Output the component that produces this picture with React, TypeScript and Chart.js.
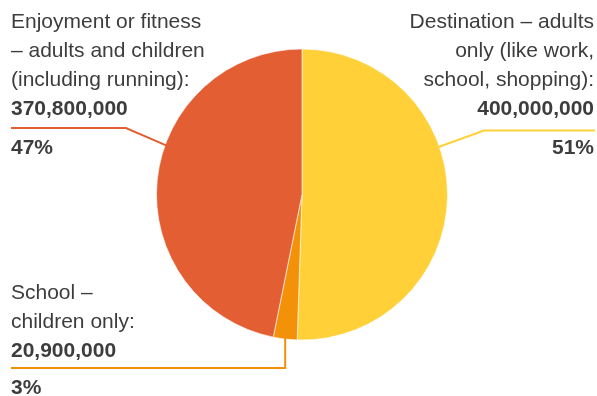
import React, { useEffect, useRef } from "react";
import { Chart, registerables } from "chart.js";

Chart.register(...registerables);

const categories = [
  "Destination – adults only (like work, school, shopping)",
  "School – children only",
  "Enjoyment or fitness – adults and children (including running)",
];
const values = [400000000, 20900000, 370800000];
const valueLabels = ["400,000,000", "20,900,000", "370,800,000"];
const percentLabels = ["51%", "3%", "47%"];
const labelLines = [
  ["Destination – adults", "only (like work,", "school, shopping):"],
  ["School –", "children only:"],
  ["Enjoyment or fitness", "– adults and children", "(including running):"],
];
const colors = ["#FFD038", "#F39208", "#E35F33"];

// label layout (style/positions only)
const labelLayout = [
  { align: "right", x: 594, baselines: [27.5, 56.5, 85.5], numY: 115, pctY: 153.5, lineY: 130.5, lineX0: 595, elbowX: 484, anchorDeg: -19.2, vertical: false },
  { align: "left", x: 11, baselines: [298.5, 327.5], numY: 356.5, pctY: 394, lineY: 368, lineX0: 11, elbowX: 0, anchorDeg: 0, vertical: true },
  { align: "left", x: 11, baselines: [27.5, 56.5, 85.5], numY: 115, pctY: 153.5, lineY: 128, lineX0: 11, elbowX: 126, anchorDeg: 199.9, vertical: false },
];

const FONT = '"Liberation Sans", Arial, Helvetica, sans-serif';
const TEXT = "#3d3d3d";

const labelPlugin = {
  id: "pieLabels",
  afterDraw(chart: any) {
    const ctx = chart.ctx;
    const meta = chart.getDatasetMeta(0);
    ctx.save();
    meta.data.forEach((arc: any, i: number) => {
      const L = labelLayout[i];
      const { x: cx, y: cy, outerRadius, startAngle, endAngle } = arc.getProps(
        ["x", "y", "outerRadius", "startAngle", "endAngle"],
        true
      );
      // leader line
      ctx.strokeStyle = colors[i];
      ctx.lineWidth = 2;
      ctx.beginPath();
      if (L.vertical) {
        const mid = (startAngle + endAngle) / 2;
        const ax = cx + outerRadius * Math.cos(mid);
        const ay = cy + outerRadius * Math.sin(mid);
        ctx.moveTo(L.lineX0, L.lineY);
        ctx.lineTo(ax, L.lineY);
        ctx.lineTo(ax, ay - 1);
      } else {
        const a = (L.anchorDeg * Math.PI) / 180;
        const ax = cx + (outerRadius - 1) * Math.cos(a);
        const ay = cy + (outerRadius - 1) * Math.sin(a);
        ctx.moveTo(L.lineX0, L.lineY);
        ctx.lineTo(L.elbowX, L.lineY);
        ctx.lineTo(ax, ay);
      }
      ctx.stroke();
      // text
      ctx.fillStyle = TEXT;
      ctx.textAlign = L.align;
      ctx.textBaseline = "alphabetic";
      ctx.font = `21px ${FONT}`;
      labelLines[i].forEach((t, k) => ctx.fillText(t, L.x, L.baselines[k]));
      ctx.font = `bold 21px ${FONT}`;
      ctx.fillText(valueLabels[i], L.x, L.numY);
      ctx.fillText(percentLabels[i], L.x, L.pctY);
    });
    ctx.restore();
  },
};

export default function App() {
  const ref = useRef<HTMLCanvasElement>(null);
  useEffect(() => {
    document.body.style.margin = "0";
    const chart = new Chart(ref.current!, {
      type: "pie",
      data: {
        labels: categories,
        datasets: [
          {
            data: values,
            backgroundColor: colors,
            borderColor: "rgba(255,255,255,0.6)",
            borderWidth: 1,
          },
        ],
      },
      options: {
        animation: false,
        responsive: false,
        layout: { padding: { top: 48.5, bottom: 55.5, left: 156, right: 149 } },
        plugins: { legend: { display: false }, tooltip: { enabled: false } },
      },
      plugins: [labelPlugin],
    });
    return () => chart.destroy();
  }, []);
  return (
    <div style={{ width: 597, height: 396 }}>
      <canvas ref={ref} width={597} height={396} style={{ display: "block" }} />
    </div>
  );
}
════════
* WHAT NEEDS TO BE DONE *
Write out the whole listing again, exactly, with no pictures.

* EXPECTED ANSWER *
Output the component that produces this picture with React, TypeScript and Chart.js.
import React, { useEffect, useRef } from "react";
import { Chart, registerables } from "chart.js";

Chart.register(...registerables);

const categories = [
  "Destination – adults only (like work, school, shopping)",
  "School – children only",
  "Enjoyment or fitness – adults and children (including running)",
];
const values = [400000000, 20900000, 370800000];
const valueLabels = ["400,000,000", "20,900,000", "370,800,000"];
const percentLabels = ["51%", "3%", "47%"];
const labelLines = [
  ["Destination – adults", "only (like work,", "school, shopping):"],
  ["School –", "children only:"],
  ["Enjoyment or fitness", "– adults and children", "(including running):"],
];
const colors = ["#FFD038", "#F39208", "#E35F33"];

// label layout (style/positions only)
const labelLayout = [
  { align: "right", x: 594, baselines: [27.5, 56.5, 85.5], numY: 115, pctY: 153.5, lineY: 130.5, lineX0: 595, elbowX: 484, anchorDeg: -19.2, vertical: false },
  { align: "left", x: 11, baselines: [298.5, 327.5], numY: 356.5, pctY: 394, lineY: 368, lineX0: 11, elbowX: 0, anchorDeg: 0, vertical: true },
  { align: "left", x: 11, baselines: [27.5, 56.5, 85.5], numY: 115, pctY: 153.5, lineY: 128, lineX0: 11, elbowX: 126, anchorDeg: 199.9, vertical: false },
];

const FONT = '"Liberation Sans", Arial, Helvetica, sans-serif';
const TEXT = "#3d3d3d";

const labelPlugin = {
  id: "pieLabels",
  afterDraw(chart: any) {
    const ctx = chart.ctx;
    const meta = chart.getDatasetMeta(0);
    ctx.save();
    meta.data.forEach((arc: any, i: number) => {
      const L = labelLayout[i];
      const { x: cx, y: cy, outerRadius, startAngle, endAngle } = arc.getProps(
        ["x", "y", "outerRadius", "startAngle", "endAngle"],
        true
      );
      // leader line
      ctx.strokeStyle = colors[i];
      ctx.lineWidth = 2;
      ctx.beginPath();
      if (L.vertical) {
        const mid = (startAngle + endAngle) / 2;
        const ax = cx + outerRadius * Math.cos(mid);
        const ay = cy + outerRadius * Math.sin(mid);
        ctx.moveTo(L.lineX0, L.lineY);
        ctx.lineTo(ax, L.lineY);
        ctx.lineTo(ax, ay - 1);
      } else {
        const a = (L.anchorDeg * Math.PI) / 180;
        const ax = cx + (outerRadius - 1) * Math.cos(a);
        const ay = cy + (outerRadius - 1) * Math.sin(a);
        ctx.moveTo(L.lineX0, L.lineY);
        ctx.lineTo(L.elbowX, L.lineY);
        ctx.lineTo(ax, ay);
      }
      ctx.stroke();
      // text
      ctx.fillStyle = TEXT;
      ctx.textAlign = L.align;
      ctx.textBaseline = "alphabetic";
      ctx.font = `21px ${FONT}`;
      labelLines[i].forEach((t, k) => ctx.fillText(t, L.x, L.baselines[k]));
      ctx.font = `bold 21px ${FONT}`;
      ctx.fillText(valueLabels[i], L.x, L.numY);
      ctx.fillText(percentLabels[i], L.x, L.pctY);
    });
    ctx.restore();
  },
};

export default function App() {
  const ref = useRef<HTMLCanvasElement>(null);
  useEffect(() => {
    document.body.style.margin = "0";
    const chart = new Chart(ref.current!, {
      type: "pie",
      data: {
        labels: categories,
        datasets: [
          {
            data: values,
            backgroundColor: colors,
            borderColor: "rgba(255,255,255,0.6)",
            borderWidth: 1,
          },
        ],
      },
      options: {
        animation: false,
        responsive: false,
        layout: { padding: { top: 48.5, bottom: 55.5, left: 156, right: 149 } },
        plugins: { legend: { display: false }, tooltip: { enabled: false } },
      },
      plugins: [labelPlugin],
    });
    return () => chart.destroy();
  }, []);
  return (
    <div style={{ width: 597, height: 396 }}>
      <canvas ref={ref} width={597} height={396} style={{ display: "block" }} />
    </div>
  );
}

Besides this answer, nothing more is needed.